Commande de Mark Ruffalo pour Todd Haynes, Dark Waters vient éclabousser nos écrans avec un scandale politique impressionnant et inquiétant. Il s’agit là de l’occasion pour le cinéaste, déjà bien reconnu, de se prêter à l’exercice du thriller politique, et force est de constater qu’il s’y colle avec brio. Il raconte ici l’histoire de Rob Bilott (Mark Ruffalo), fraîchement nommé associé d’un grand cabinet d’avocat, spécialisé dans la défense des gros industriels, et contacté par Wilbur Earl Tennant (Bill Camp) qui lui signale que la société DuPont pollue ses champs en Virginie-Occidentale. L’avocat, hésitant, se lance alors dans l’enquête pour aider ce fermier, sans avoir conscience de l’ampleur de ce qui l’attend.
Si la curiosité nous empare à l’idée de voir Todd Haynes se mettre sur des rails aussi calibrés que ceux d’un genre hyper fréquent aux États-Unis – on pense autant à l’oscarisé Spotlight récemment qu’à l’excellent Les Hommes du Président – nos potentiels doutes sont vite dissipés. Certes, le cinéaste ne fait pas beaucoup plus que ce qu’on lui demande mais il fait ça avec une grande justesse tout en permettant à Ruffalo de briller.
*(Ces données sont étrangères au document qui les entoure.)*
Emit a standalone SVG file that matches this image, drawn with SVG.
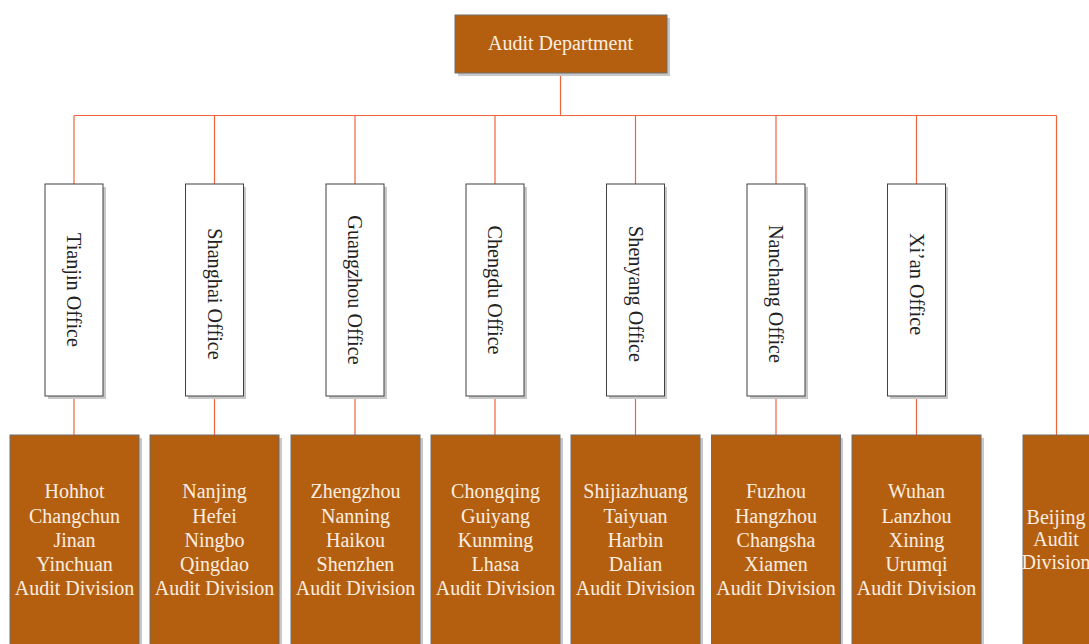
<svg xmlns="http://www.w3.org/2000/svg" width="1089" height="644" viewBox="0 0 1089 644">
  <defs>
    <style>
      .shadow { fill: #c8c8c8; }
      .brown { fill: #b45f10; stroke: #6e6e6e; stroke-width: 1; }
      .office { fill: #ffffff; stroke: #404040; stroke-width: 1; }
      .link { fill: none; stroke: #f0643c; stroke-width: 1.2; }
      .lt { font-family: "Liberation Serif", "Times New Roman", serif; font-size: 20px; fill: #fbeee0; text-anchor: middle; }
      .vt { font-family: "Liberation Serif", "Times New Roman", serif; font-size: 20.2px; fill: #222222; text-anchor: middle; dominant-baseline: central; }
    </style>
  </defs>

  <rect width="1089" height="644" fill="#ffffff"/>

  <!-- connectors -->
  <g id="connectors" class="link">
    <path d="M560.5 73 V115.5"/>
    <path d="M74 115.5 H1056.5"/>
    <path d="M74 115.5 V184 M214.5 115.5 V184 M355 115.5 V184 M495 115.5 V184 M635.5 115.5 V184 M776 115.5 V184 M916.5 115.5 V184"/>
    <path d="M1056.5 115.5 V435"/>
    <path d="M74 396 V435 M214.5 396 V435 M355 396 V435 M495 396 V435 M635.5 396 V435 M776 396 V435 M916.5 396 V435"/>
  </g>

  <!-- head node -->
  <g id="audit-department">
    <rect class="shadow" x="458" y="18" width="212" height="58"/>
    <rect class="brown" x="455" y="15" width="212" height="58"/>
    <text class="lt" x="560.5" y="49.5" font-size="20.3">Audit Department</text>
  </g>

  <!-- offices -->
  <g id="tianjin-office">
    <rect class="shadow" x="48" y="187" width="58" height="212"/>
    <rect class="office" x="45" y="184" width="58" height="212"/>
    <text class="vt" x="74" y="290" transform="rotate(90 74 290)">Tianjin Office</text>
  </g>
  <g id="shanghai-office">
    <rect class="shadow" x="188" y="187" width="58" height="212"/>
    <rect class="office" x="185.5" y="184" width="58" height="212"/>
    <text class="vt" x="214.5" y="294" transform="rotate(90 214.5 294)">Shanghai Office</text>
  </g>
  <g id="guangzhou-office">
    <rect class="shadow" x="329" y="187" width="58" height="212"/>
    <rect class="office" x="326" y="184" width="58" height="212"/>
    <text class="vt" x="355" y="290" transform="rotate(90 355 290)">Guangzhou Office</text>
  </g>
  <g id="chengdu-office">
    <rect class="shadow" x="469" y="187" width="58" height="212"/>
    <rect class="office" x="466" y="184" width="58" height="212"/>
    <text class="vt" x="495" y="290" transform="rotate(90 495 290)">Chengdu Office</text>
  </g>
  <g id="shenyang-office">
    <rect class="shadow" x="609" y="187" width="58" height="212"/>
    <rect class="office" x="606.5" y="184" width="58" height="212"/>
    <text class="vt" x="635.5" y="294" transform="rotate(90 635.5 294)">Shenyang Office</text>
  </g>
  <g id="nanchang-office">
    <rect class="shadow" x="750" y="187" width="58" height="212"/>
    <rect class="office" x="747" y="184" width="58" height="212"/>
    <text class="vt" x="776" y="294" transform="rotate(90 776 294)">Nanchang Office</text>
  </g>
  <g id="xian-office">
    <rect class="shadow" x="890" y="187" width="58" height="212"/>
    <rect class="office" x="887.5" y="184" width="58" height="212"/>
    <text class="vt" x="916.5" y="284" transform="rotate(90 916.5 284)">Xi’an Office</text>
  </g>

  <!-- audit divisions -->
  <g id="division-1">
    <rect class="shadow" x="13" y="438" width="129" height="220"/>
    <rect class="brown" x="10" y="435" width="129" height="220"/>
    <text class="lt"><tspan x="74.5" y="498">Hohhot</tspan><tspan x="74.5" y="522.5">Changchun</tspan><tspan x="74.5" y="547">Jinan</tspan><tspan x="74.5" y="571">Yinchuan</tspan><tspan x="74.5" y="595">Audit Division</tspan></text>
  </g>
  <g id="division-2">
    <rect class="shadow" x="153" y="438" width="129" height="220"/>
    <rect class="brown" x="150" y="435" width="129" height="220"/>
    <text class="lt"><tspan x="214.5" y="498">Nanjing</tspan><tspan x="214.5" y="522.5">Hefei</tspan><tspan x="214.5" y="547">Ningbo</tspan><tspan x="214.5" y="571">Qingdao</tspan><tspan x="214.5" y="595">Audit Division</tspan></text>
  </g>
  <g id="division-3">
    <rect class="shadow" x="294" y="438" width="129" height="220"/>
    <rect class="brown" x="291" y="435" width="129" height="220"/>
    <text class="lt"><tspan x="355.5" y="498">Zhengzhou</tspan><tspan x="355.5" y="522.5">Nanning</tspan><tspan x="355.5" y="547">Haikou</tspan><tspan x="355.5" y="571">Shenzhen</tspan><tspan x="355.5" y="595">Audit Division</tspan></text>
  </g>
  <g id="division-4">
    <rect class="shadow" x="434" y="438" width="129" height="220"/>
    <rect class="brown" x="431" y="435" width="129" height="220"/>
    <text class="lt"><tspan x="495.5" y="498">Chongqing</tspan><tspan x="495.5" y="522.5">Guiyang</tspan><tspan x="495.5" y="547">Kunming</tspan><tspan x="495.5" y="571">Lhasa</tspan><tspan x="495.5" y="595">Audit Division</tspan></text>
  </g>
  <g id="division-5">
    <rect class="shadow" x="574" y="438" width="129" height="220"/>
    <rect class="brown" x="571" y="435" width="129" height="220"/>
    <text class="lt"><tspan x="635.5" y="498">Shijiazhuang</tspan><tspan x="635.5" y="522.5">Taiyuan</tspan><tspan x="635.5" y="547">Harbin</tspan><tspan x="635.5" y="571">Dalian</tspan><tspan x="635.5" y="595">Audit Division</tspan></text>
  </g>
  <g id="division-6">
    <rect class="shadow" x="714" y="438" width="129" height="220"/>
    <rect class="brown" x="711.5" y="435" width="129" height="220"/>
    <text class="lt"><tspan x="776" y="498">Fuzhou</tspan><tspan x="776" y="522.5">Hangzhou</tspan><tspan x="776" y="547">Changsha</tspan><tspan x="776" y="571">Xiamen</tspan><tspan x="776" y="595">Audit Division</tspan></text>
  </g>
  <g id="division-7">
    <rect class="shadow" x="855" y="438" width="129" height="220"/>
    <rect class="brown" x="852" y="435" width="129" height="220"/>
    <text class="lt"><tspan x="916.5" y="498">Wuhan</tspan><tspan x="916.5" y="522.5">Lanzhou</tspan><tspan x="916.5" y="547">Xining</tspan><tspan x="916.5" y="571">Urumqi</tspan><tspan x="916.5" y="595">Audit Division</tspan></text>
  </g>
  <g id="beijing-division">
    <rect class="brown" x="1023" y="435" width="70" height="220"/>
    <text class="lt"><tspan x="1056" y="524">Beijing</tspan><tspan x="1056" y="546">Audit</tspan><tspan x="1056" y="568.5">Division</tspan></text>
  </g>
</svg>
Les seconds rôles ne sont pas reste : de Tim Robbins qui se donne à fond à Anne Hathaway en femme forte en passant par un Bill Camp terrassant, la galerie de personnages déployée est aussi intéressante que bien écrite et interprétée.
On est alors embarqué dans cette histoire de pollution où l’axe emprunté est davantage celui de la santé que celui de l’environnemental, bien que ce volet soit intelligemment dévoilé au travers de scènes montrant l’impact des produits chimiques sur des animaux. Le rythme, bien que croissant – on est dans ce que l’on appelle un « slowburn » -, est soutenu et jouit de la structure narrative aboutie du métrage. Haynes livre une œuvre aussi implacable que limpide sur un scandale à la résonance grandissante à mesure que le film avance. Les genres évoluent et se mélangent. Là où l’on démarre avec un simple drame, des éléments de thriller viennent se greffer, joints par des segments de procès, le tout renforcé par l’aspect fresque qui se révèle à nous lorsque l’on comprend la dimension temporelle de l’affaire en question.

Le manichéisme est grandement de mise dans la caractérisation des personnages, entre un Ruffalo en avocat pur se convertissant progressivement à l’église de l’éthique et un Victor Garber – qu’on préfère ici en Phil Donnelly, magnat de l’industrie chimique, que dans les productions super-héroïques, cheap mais néanmoins sympathiques, de CW – méchamment méchant avec le profit en seule ligne de mire. C’est peut-être l’un des légers griefs que l’on peut avoir à l’égard du métrage, contrasté toutefois par les troubles familiaux engendrés par l’affaire sur Rob. Ceci, ajouté à une musique un poil trop présente dans la première partie rend le tout lourdingue par instants mais la maestria du cinéaste parvient quand même à opérer et nous immerger dans cette affaire retorse.
La leçon d’histoire est ainsi complète. La mise en scène classique mais d’une précision chirurgicale nous rappelle à quel point ce genre en apparence si éculé peut toujours être source de bons moments de cinéma. Dark Waters ne dépasse donc peut-être pas le cadre du thriller politique mais il s’avère d’une efficacité insolente et d’une grande nécessité. Glaçant et révoltant, il ronge peu à peu le spectateur, à l’image du C8 et les habitants de Parkersburg, en créant habilement un sentiment de paranoïa qui ne nous lâche pas une fois la salle quittée. Malgré ses faiblesses, quasi inévitables par le genre abordé, ses qualités le catapultent quasi immédiatement dans le haut du panier des productions américaines de ce début 2020 et au sommet des nombreux films historiques qui alimentent nos salles dernièrement. Todd Haynes ajoute une nouvelle belle corde à son arc et s’impose un peu plus comme l’un des réalisateurs américains les plus intéressants de ces dernières années.
Dark Waters de Todd Haynes. Avec Mark Ruffalo, Anne Hathaway, Tim Robbins, … 2h07
Sortie le 26 février 2020.
Qu’est-ce qu’un slow burn ? Je ne connais pas ce terme. Chouette article en tout cas.
De mon côté, la musique ne m’a pas gêné, au contraire, je l’ai trouvée plutôt discrète.